Esta sección ha tratado muchas veces de ambientes, tal como son creados por edificios, muebles, paisajes, etc. Sería interesante acentuar que el elemento principal de todo ambiente es el propio hombre. Verdad evidente en lo que se refiere a las ideas que el hombre expresa, y a los actos que practica, y menos evidente tal vez en lo que podríamos llamar los imponderables de la presencia humana: el porte, la actitud, la mirada. Detengámonos en la análisis de la mirada humana. Plinio Corrêa de Oliveira
Nuestra primera fotografía (izquierda) presenta a una de las personalidades más insignes del movimiento francés de defensa de los derechos de la Iglesia y el Papado en el siglo diecinueve, Dom Próspero Guéranger O.S.B., fundador y abad del famoso Monasterio de Solesmes, restaurador de la Sagrada Liturgia, escritor eximio, y gran amigo del célebre polemista católico Louis Veuillot.
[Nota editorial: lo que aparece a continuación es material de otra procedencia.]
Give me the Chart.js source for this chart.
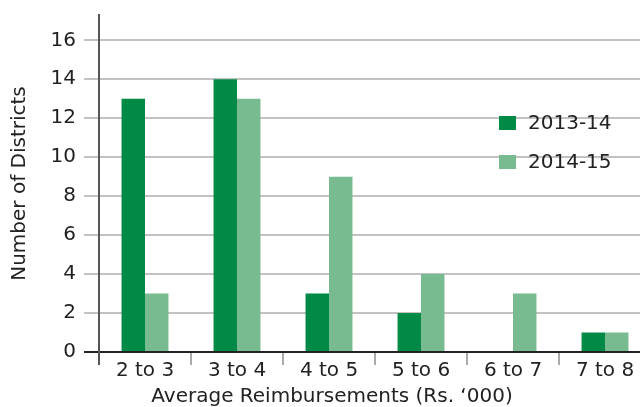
<!DOCTYPE html>
<html>
<head>
<meta charset="utf-8">
<script src="https://cdn.jsdelivr.net/npm/chart.js@4.4.0/dist/chart.umd.min.js"></script>
<style>
  html, body { margin: 0; padding: 0; overflow: hidden; background: #fff; }
  #wrap { width: 651px; height: 407px; }
</style>
</head>
<body>
<div id="wrap"><canvas id="chart" width="651" height="407"></canvas></div>
<script>
// data
const categories = ['2 to 3', '3 to 4', '4 to 5', '5 to 6', '6 to 7', '7 to 8'];
const seriesNames = ['2013-14', '2014-15'];
const values2013 = [13, 14, 3, 2, 0, 1];
const values2014 = [3, 13, 9, 4, 3, 1];
const yTicks = [0, 2, 4, 6, 8, 10, 12, 14, 16];
const xTitle = 'Average Reimbursements (Rs. \u2018000)';
const yTitle = 'Number of Districts';

const darkGreen = '#008a45';
const lightGreen = '#78bb90';
const textColor = '#222';
const fontFamily = '"DejaVu Sans", sans-serif';
const fontSize = 20;

// draws the legend inside the plot and the x title (centred under the picture, not the plot)
const extras = {
    id: 'extras',
    afterDraw(chart) {
        const ctx = chart.ctx;
        ctx.save();
        ctx.font = fontSize + 'px ' + fontFamily;
        ctx.fillStyle = textColor;
        ctx.textBaseline = 'middle';
        ctx.textAlign = 'center';
        ctx.fillText(xTitle, 332, 397);

        ctx.textAlign = 'left';
        chart.data.datasets.forEach(function (ds, i) {
            const y = 123 + i * 39;
            ctx.fillStyle = ds.backgroundColor;
            ctx.fillRect(499, y - 7, 17, 14);
            ctx.fillStyle = textColor;
            ctx.fillText(ds.label, 528, y + 1);
        });
        ctx.restore();
    }
};

new Chart(document.getElementById('chart'), {
    type: 'bar',
    data: {
        labels: categories,
        datasets: [
            { label: seriesNames[0], data: values2013, backgroundColor: darkGreen },
            { label: seriesNames[1], data: values2014, backgroundColor: lightGreen }
        ]
    },
    options: {
        responsive: false,
        animation: false,
        devicePixelRatio: 1,
        layout: { autoPadding: false, padding: { top: 15, right: 0, left: 0, bottom: 0 } },
        datasets: {
            bar: { categoryPercentage: 0.51, barPercentage: 1.0 }
        },
        plugins: {
            legend: { display: false },
            tooltip: { enabled: false }
        },
        scales: {
            x: {
                offset: true,
                grid: {
                    offset: true,
                    drawOnChartArea: false,
                    tickLength: 13,
                    lineWidth: 2,
                    color: function (c) { return c.index === 0 ? '#555' : '#aaa'; }
                },
                border: { display: true, color: '#222', width: 2 },
                ticks: {
                    color: textColor,
                    padding: -6,
                    font: { family: fontFamily, size: fontSize },
                    maxRotation: 0
                },
                afterFit: function (scale) { scale.height = 55; }
            },
            y: {
                min: 0,
                max: 17.3,
                grid: {
                    tickLength: 15,
                    lineWidth: 2,
                    color: function (c) { return c.tick && c.tick.value === 0 ? '#222' : '#c2c2c2'; }
                },
                border: { display: true, color: '#555', width: 2 },
                ticks: {
                    color: textColor,
                    padding: 8,
                    font: { family: fontFamily, size: fontSize }
                },
                afterBuildTicks: function (axis) {
                    axis.ticks = yTicks.map(function (v) { return { value: v }; });
                },
                title: {
                    display: true,
                    text: yTitle,
                    color: textColor,
                    padding: { top: 8, bottom: 0 },
                    font: { family: fontFamily, size: fontSize }
                },
                afterFit: function (scale) {
                    scale.width = 99;
                    // the top tick is not at the edge, so no label padding is needed
                    scale.paddingTop = 0;
                    scale.paddingBottom = 0;
                }
            }
        }
    },
    plugins: [extras]
});
</script>
</body>
</html>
La frente amplia, los trazos acentuados y vigorosos, indican inteligencia y pujanza de personalidad. Pero todo cuanto estos trazos puedan significar está resumido, condensado, y llevado a la su más alta potencia de expresión en los ojos. Grandes ojos claros, llenos de luz, en los cuales parece nunca haberse reflejado la menor flaqueza o la menor bajeza humana. Grandes ojos que parecen hechos para la consideración exclusiva de lo que hay de más trascendental en esta vida y para los inmensos horizontes del Cielo. Pero al mismo tiempo una mirada de una invencible fuerza penetrante con relación a las cosas de la tierra, capaz de transponer todas las apariencias, todos los sofismas, todos los artificios de los hombres, escudriñando hasta el fondo más recóndito de los acontecimientos y de los corazones. Alma de varón justo y contemplativo, que ve alto y ve profundo, porque vive inmersa en las claridades de un pensamiento lógico, iluminado por una fe impecablemente ortodoxa. Ante tal mirada, cómo no pensar en las bellas palabras del Santo Padre Pío XII en su alocución del 12 de junio pasado* a los miembros del Primer Congreso Latino de Oftalmología: “Todo se refleja en los ojos: no sólo el mundo visible, sino también las pasiones del alma. Hasta un observador superficial descubre en ellos los más variados sentimientos: cólera, miedo, odio, afecto, alegría, confianza o serenidad. El juego de los diversos músculos del rostro se encuentra de algún modo concentrado y resumido en los ojos, como en un espejo”. * * * De los grandes ojos que Dom Guéranger mantenía tan abiertos para el Cielo y para esta vida, pasemos para la admirable expresión de otros ojos (abajo) que la muerte cerró, y que sólo se reabrirán in novissimo die — “el último día”, para contemplar los terribles esplendores del Juicio Universal.
Se trata de la admirable máscara funeraria de San Felipe Neri, el famoso apóstol de Roma en el siglo XVI. Tal fue el vigor de su personalidad, que su máscara mortuoria, por así decir, todavía reluce de finura, de fuerza, de una ligera y suave ironía que parece presta a entreabrir los labios en una imperceptible sonrisa; pero la “mirada” es aún su nota más expresiva, con una fijeza, una lucidez, una fuerza que traspone no sólo los párpados sino los velos de la muerte y del tiempo, dejando ver hasta el fondo la coherencia, la robustez, la sanidad del alma que ya se fue. Fuerza, armonía, lógica de un santo que mereció ver en el Cielo la luz diáfana de Dios. * Tomado de Catolicismo, nº 45, setiembre de 1954.